Some common misconceptions I hear people make about me go something like this:
“evangelism comes easy for you”
“you love to debate with people about Christianity”
“you have a natural love for sharing the gospel”
That’s not necessarily true. The truth – if I’m completely honest – is that I don’t really like to evangelize. It is extremely hard for me to start conversations with people about God – especially when I know they don’t believe like I do. When I schedule a day to go witnessing, I sometimes look (and double check) for reasons to not go out.
Why? Let me give you a brief glimpse into my life since I started sharing the gospel. I have lost friends, been labelled as a narrow minded bible thumper, accused of being unloving and intolerant, laughed at, ridiculed, mocked and made fun of, screamed at, falsely accused, misunderstood, and sometimes even worse of all – ignored. Fellow Christians have even called my motives into question and criticized my “methods”. I personally, do not like all of that. I am not a glutton for punishment, and I don’t get satisfaction from not fitting in.

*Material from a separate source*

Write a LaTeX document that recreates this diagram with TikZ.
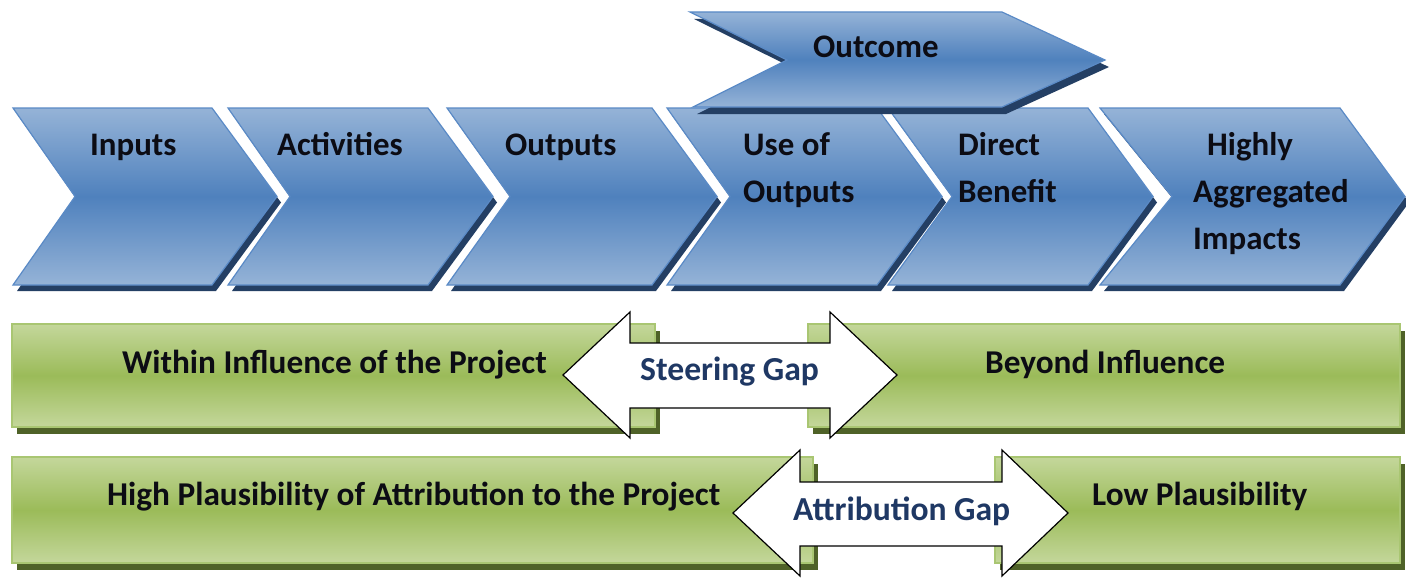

Sure, I have seen the good fruit as well. I’ve seen people come to Christ. I’ve prayed with tear-filled people on the streets as they realized for the first time the true goodness of God to forgive their sins. I’ve witnessed people I’ve walked alongside grow in their faith. But, I’ve also seen many people reject the gospel. I’ve seen the glazed look on people’s faces as they are completely lost in what I’m saying – despite all my best efforts to tell them the gospel as clearly as I can. I’ve seen people who seemed to understand the gospel eventually walk away from it. Even my people! People I loved and prayed for and walked with. Now they see me as some arrogant holy roller who they want nothing to do with. Yes – I’ve seen it all, and to be honest, I sometimes wish I didn’t have to deal with any of it.
So why? Why spend my years preaching the gospel? Why pursue a ministry dedicated to spreading this message that has brought so much division to my life? Why??? Because I believe it is true! I am compelled to preach it with all my might because if it is true, then the people I love will spend an eternity in agony and torment if they don’t receive it. Therefore it is my duty – my obligation – to preach this message so that they all would have at least the opportunity to receive it.
I often liken myself to a fireman running into a burning building to save those who otherwise would die in flames. The main difference is that those I endeavor to rescue are not like those sitting in a burning building waiting and hoping to be saved. “There is no one who understands, no one who seeks God” (Romans 3:11). The ones I endeavor to save do not believe they are on fire and see no need for the salvation I talk about. They love the flames, run to them, and resist me for trying to save them. However, “I am not ashamed of the gospel, because it is the power of God for the salvation of everyone who believes” (Romans 1:16).
If some might be saved by my preaching of this gospel, then I will – with all of my ability – learn to preach it with as much clarity and conviction as possible. If my being shamed by the world means salvation for some, then I wear the shame as a badge of honor and a token of love. I will allow my love, compassion and agony for the lost overtake my desire to fit in and be accepted.